• **Task description**: Each line below should be retyped exactly, with no pictures.

• **Data**:
_ _ _ _

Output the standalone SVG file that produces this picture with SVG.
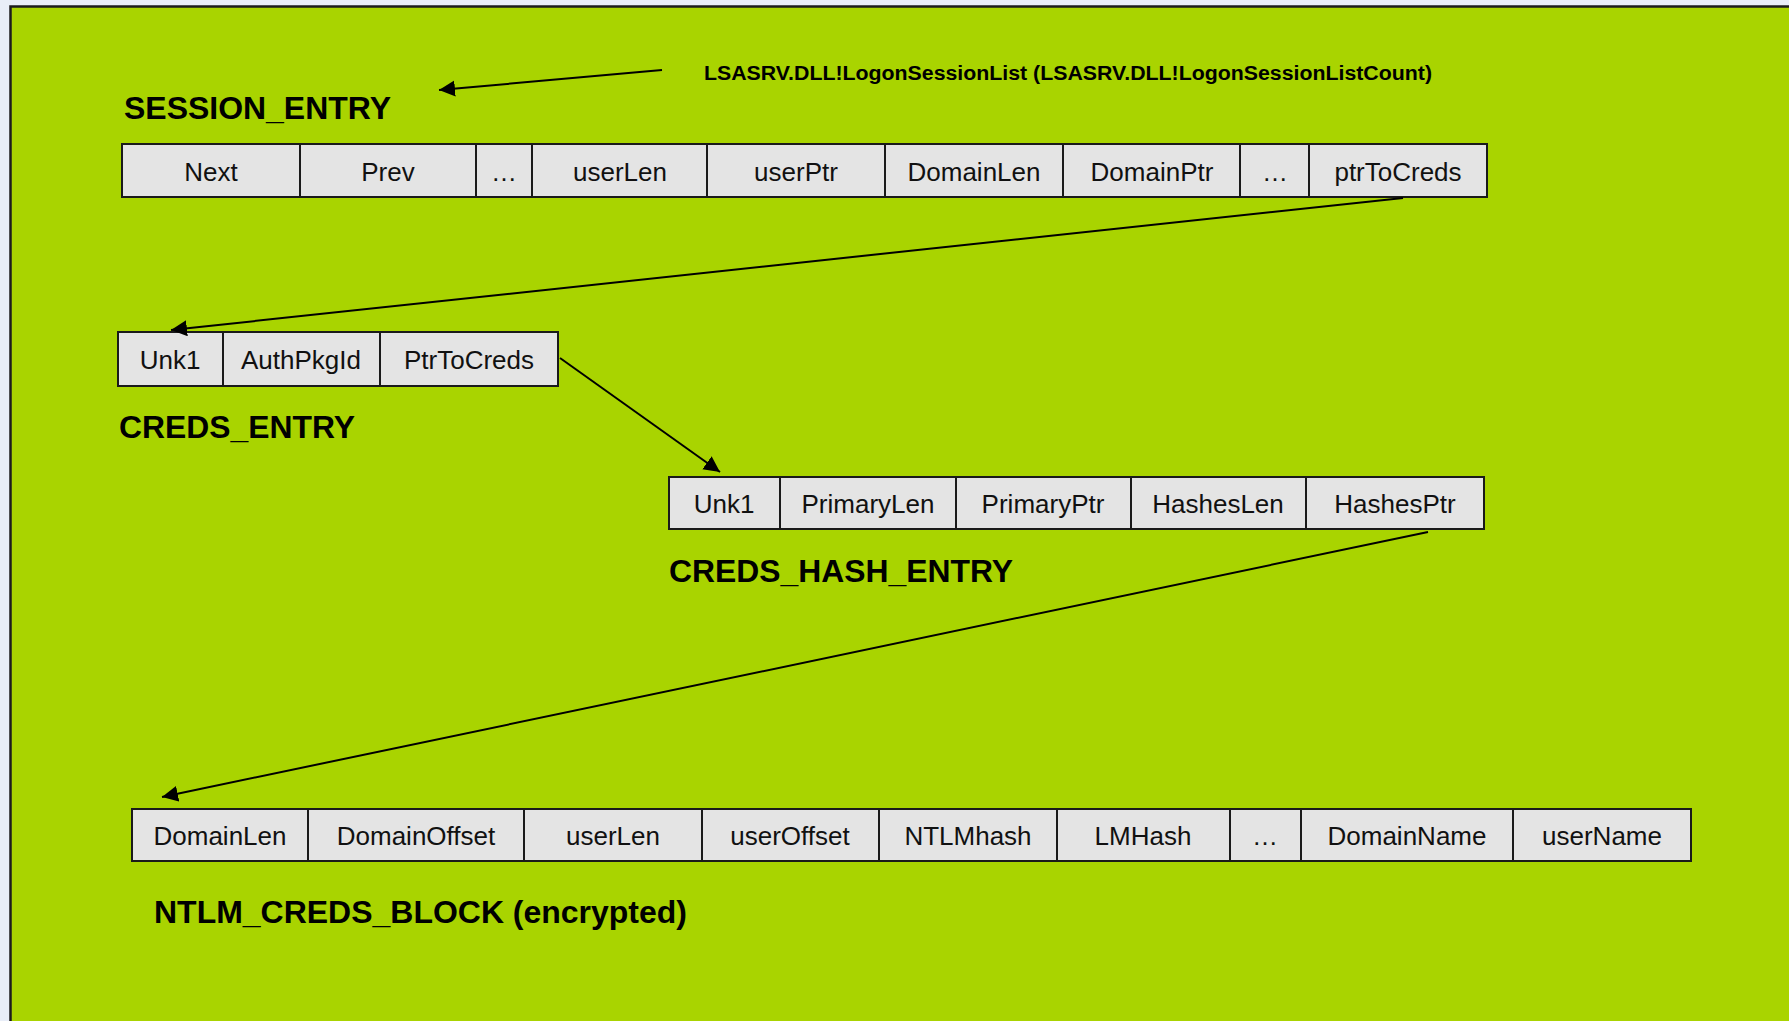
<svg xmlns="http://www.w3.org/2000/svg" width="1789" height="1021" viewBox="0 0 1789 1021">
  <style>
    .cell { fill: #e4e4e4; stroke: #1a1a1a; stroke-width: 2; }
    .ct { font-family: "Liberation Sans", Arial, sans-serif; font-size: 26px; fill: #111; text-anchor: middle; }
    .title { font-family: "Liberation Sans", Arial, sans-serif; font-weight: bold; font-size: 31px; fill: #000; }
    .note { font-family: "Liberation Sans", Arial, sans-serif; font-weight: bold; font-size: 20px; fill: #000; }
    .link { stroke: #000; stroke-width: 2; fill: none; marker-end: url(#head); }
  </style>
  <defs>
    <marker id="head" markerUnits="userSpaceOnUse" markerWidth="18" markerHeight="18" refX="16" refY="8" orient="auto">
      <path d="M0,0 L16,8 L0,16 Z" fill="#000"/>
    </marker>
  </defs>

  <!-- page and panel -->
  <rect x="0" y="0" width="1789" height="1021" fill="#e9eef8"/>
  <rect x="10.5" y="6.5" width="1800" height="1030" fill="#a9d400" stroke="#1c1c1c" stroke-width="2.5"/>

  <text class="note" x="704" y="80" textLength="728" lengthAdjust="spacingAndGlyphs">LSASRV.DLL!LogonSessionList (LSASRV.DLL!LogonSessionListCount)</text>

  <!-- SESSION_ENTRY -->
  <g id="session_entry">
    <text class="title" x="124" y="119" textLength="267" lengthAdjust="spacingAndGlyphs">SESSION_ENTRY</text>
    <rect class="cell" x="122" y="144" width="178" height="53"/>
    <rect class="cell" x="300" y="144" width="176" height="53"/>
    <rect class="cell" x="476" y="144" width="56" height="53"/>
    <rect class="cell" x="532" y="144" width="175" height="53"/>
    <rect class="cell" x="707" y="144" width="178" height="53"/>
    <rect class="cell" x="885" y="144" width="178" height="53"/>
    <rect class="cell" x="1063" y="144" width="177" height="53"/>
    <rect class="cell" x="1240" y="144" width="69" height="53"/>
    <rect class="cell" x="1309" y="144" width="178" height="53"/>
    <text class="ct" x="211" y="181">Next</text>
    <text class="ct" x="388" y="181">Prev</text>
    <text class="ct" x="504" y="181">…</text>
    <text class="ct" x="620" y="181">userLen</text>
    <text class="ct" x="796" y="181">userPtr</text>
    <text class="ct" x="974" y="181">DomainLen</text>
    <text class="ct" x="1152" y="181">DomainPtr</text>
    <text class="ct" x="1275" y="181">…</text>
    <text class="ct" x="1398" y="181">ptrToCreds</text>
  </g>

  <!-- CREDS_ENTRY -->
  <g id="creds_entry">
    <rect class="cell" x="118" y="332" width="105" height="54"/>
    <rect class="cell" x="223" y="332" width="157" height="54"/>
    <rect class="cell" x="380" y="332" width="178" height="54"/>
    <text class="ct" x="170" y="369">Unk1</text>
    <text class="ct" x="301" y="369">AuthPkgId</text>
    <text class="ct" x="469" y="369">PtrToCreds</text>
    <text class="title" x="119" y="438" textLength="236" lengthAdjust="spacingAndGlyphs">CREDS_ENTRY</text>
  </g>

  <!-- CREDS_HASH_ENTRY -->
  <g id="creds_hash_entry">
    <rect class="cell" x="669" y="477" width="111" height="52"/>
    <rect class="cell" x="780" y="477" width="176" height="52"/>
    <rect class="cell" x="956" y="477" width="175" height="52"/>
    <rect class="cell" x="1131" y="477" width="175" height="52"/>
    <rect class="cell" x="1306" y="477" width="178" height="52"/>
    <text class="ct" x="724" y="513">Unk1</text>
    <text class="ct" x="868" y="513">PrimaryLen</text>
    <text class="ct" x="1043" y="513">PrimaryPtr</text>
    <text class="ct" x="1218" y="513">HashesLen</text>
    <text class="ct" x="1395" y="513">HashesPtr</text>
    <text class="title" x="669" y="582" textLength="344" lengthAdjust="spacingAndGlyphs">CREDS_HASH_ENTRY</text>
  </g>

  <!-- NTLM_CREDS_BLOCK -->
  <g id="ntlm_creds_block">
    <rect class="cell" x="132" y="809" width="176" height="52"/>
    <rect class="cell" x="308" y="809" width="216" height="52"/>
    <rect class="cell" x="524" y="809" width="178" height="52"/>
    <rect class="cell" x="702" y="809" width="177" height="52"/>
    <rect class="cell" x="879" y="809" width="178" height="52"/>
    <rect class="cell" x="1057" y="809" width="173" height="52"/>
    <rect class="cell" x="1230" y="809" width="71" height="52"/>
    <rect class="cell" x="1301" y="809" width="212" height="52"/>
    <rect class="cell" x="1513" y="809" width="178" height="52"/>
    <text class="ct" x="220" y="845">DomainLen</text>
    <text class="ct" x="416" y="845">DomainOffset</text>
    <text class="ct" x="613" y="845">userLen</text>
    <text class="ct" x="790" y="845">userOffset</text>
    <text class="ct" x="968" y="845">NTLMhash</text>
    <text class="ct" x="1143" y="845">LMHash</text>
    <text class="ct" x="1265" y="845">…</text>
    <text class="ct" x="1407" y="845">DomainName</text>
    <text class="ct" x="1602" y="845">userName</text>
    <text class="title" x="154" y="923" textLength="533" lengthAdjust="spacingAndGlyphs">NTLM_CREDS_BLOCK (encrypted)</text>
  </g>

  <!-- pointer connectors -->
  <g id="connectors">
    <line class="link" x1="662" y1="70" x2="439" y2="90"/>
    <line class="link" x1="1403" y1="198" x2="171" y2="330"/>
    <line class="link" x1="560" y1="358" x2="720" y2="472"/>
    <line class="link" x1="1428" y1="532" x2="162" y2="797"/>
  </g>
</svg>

_ _ _ _

• **Complete response**:
Output the standalone SVG file that produces this picture with SVG.
<svg xmlns="http://www.w3.org/2000/svg" width="1789" height="1021" viewBox="0 0 1789 1021">
  <style>
    .cell { fill: #e4e4e4; stroke: #1a1a1a; stroke-width: 2; }
    .ct { font-family: "Liberation Sans", Arial, sans-serif; font-size: 26px; fill: #111; text-anchor: middle; }
    .title { font-family: "Liberation Sans", Arial, sans-serif; font-weight: bold; font-size: 31px; fill: #000; }
    .note { font-family: "Liberation Sans", Arial, sans-serif; font-weight: bold; font-size: 20px; fill: #000; }
    .link { stroke: #000; stroke-width: 2; fill: none; marker-end: url(#head); }
  </style>
  <defs>
    <marker id="head" markerUnits="userSpaceOnUse" markerWidth="18" markerHeight="18" refX="16" refY="8" orient="auto">
      <path d="M0,0 L16,8 L0,16 Z" fill="#000"/>
    </marker>
  </defs>

  <!-- page and panel -->
  <rect x="0" y="0" width="1789" height="1021" fill="#e9eef8"/>
  <rect x="10.5" y="6.5" width="1800" height="1030" fill="#a9d400" stroke="#1c1c1c" stroke-width="2.5"/>

  <text class="note" x="704" y="80" textLength="728" lengthAdjust="spacingAndGlyphs">LSASRV.DLL!LogonSessionList (LSASRV.DLL!LogonSessionListCount)</text>

  <!-- SESSION_ENTRY -->
  <g id="session_entry">
    <text class="title" x="124" y="119" textLength="267" lengthAdjust="spacingAndGlyphs">SESSION_ENTRY</text>
    <rect class="cell" x="122" y="144" width="178" height="53"/>
    <rect class="cell" x="300" y="144" width="176" height="53"/>
    <rect class="cell" x="476" y="144" width="56" height="53"/>
    <rect class="cell" x="532" y="144" width="175" height="53"/>
    <rect class="cell" x="707" y="144" width="178" height="53"/>
    <rect class="cell" x="885" y="144" width="178" height="53"/>
    <rect class="cell" x="1063" y="144" width="177" height="53"/>
    <rect class="cell" x="1240" y="144" width="69" height="53"/>
    <rect class="cell" x="1309" y="144" width="178" height="53"/>
    <text class="ct" x="211" y="181">Next</text>
    <text class="ct" x="388" y="181">Prev</text>
    <text class="ct" x="504" y="181">…</text>
    <text class="ct" x="620" y="181">userLen</text>
    <text class="ct" x="796" y="181">userPtr</text>
    <text class="ct" x="974" y="181">DomainLen</text>
    <text class="ct" x="1152" y="181">DomainPtr</text>
    <text class="ct" x="1275" y="181">…</text>
    <text class="ct" x="1398" y="181">ptrToCreds</text>
  </g>

  <!-- CREDS_ENTRY -->
  <g id="creds_entry">
    <rect class="cell" x="118" y="332" width="105" height="54"/>
    <rect class="cell" x="223" y="332" width="157" height="54"/>
    <rect class="cell" x="380" y="332" width="178" height="54"/>
    <text class="ct" x="170" y="369">Unk1</text>
    <text class="ct" x="301" y="369">AuthPkgId</text>
    <text class="ct" x="469" y="369">PtrToCreds</text>
    <text class="title" x="119" y="438" textLength="236" lengthAdjust="spacingAndGlyphs">CREDS_ENTRY</text>
  </g>

  <!-- CREDS_HASH_ENTRY -->
  <g id="creds_hash_entry">
    <rect class="cell" x="669" y="477" width="111" height="52"/>
    <rect class="cell" x="780" y="477" width="176" height="52"/>
    <rect class="cell" x="956" y="477" width="175" height="52"/>
    <rect class="cell" x="1131" y="477" width="175" height="52"/>
    <rect class="cell" x="1306" y="477" width="178" height="52"/>
    <text class="ct" x="724" y="513">Unk1</text>
    <text class="ct" x="868" y="513">PrimaryLen</text>
    <text class="ct" x="1043" y="513">PrimaryPtr</text>
    <text class="ct" x="1218" y="513">HashesLen</text>
    <text class="ct" x="1395" y="513">HashesPtr</text>
    <text class="title" x="669" y="582" textLength="344" lengthAdjust="spacingAndGlyphs">CREDS_HASH_ENTRY</text>
  </g>

  <!-- NTLM_CREDS_BLOCK -->
  <g id="ntlm_creds_block">
    <rect class="cell" x="132" y="809" width="176" height="52"/>
    <rect class="cell" x="308" y="809" width="216" height="52"/>
    <rect class="cell" x="524" y="809" width="178" height="52"/>
    <rect class="cell" x="702" y="809" width="177" height="52"/>
    <rect class="cell" x="879" y="809" width="178" height="52"/>
    <rect class="cell" x="1057" y="809" width="173" height="52"/>
    <rect class="cell" x="1230" y="809" width="71" height="52"/>
    <rect class="cell" x="1301" y="809" width="212" height="52"/>
    <rect class="cell" x="1513" y="809" width="178" height="52"/>
    <text class="ct" x="220" y="845">DomainLen</text>
    <text class="ct" x="416" y="845">DomainOffset</text>
    <text class="ct" x="613" y="845">userLen</text>
    <text class="ct" x="790" y="845">userOffset</text>
    <text class="ct" x="968" y="845">NTLMhash</text>
    <text class="ct" x="1143" y="845">LMHash</text>
    <text class="ct" x="1265" y="845">…</text>
    <text class="ct" x="1407" y="845">DomainName</text>
    <text class="ct" x="1602" y="845">userName</text>
    <text class="title" x="154" y="923" textLength="533" lengthAdjust="spacingAndGlyphs">NTLM_CREDS_BLOCK (encrypted)</text>
  </g>

  <!-- pointer connectors -->
  <g id="connectors">
    <line class="link" x1="662" y1="70" x2="439" y2="90"/>
    <line class="link" x1="1403" y1="198" x2="171" y2="330"/>
    <line class="link" x1="560" y1="358" x2="720" y2="472"/>
    <line class="link" x1="1428" y1="532" x2="162" y2="797"/>
  </g>
</svg>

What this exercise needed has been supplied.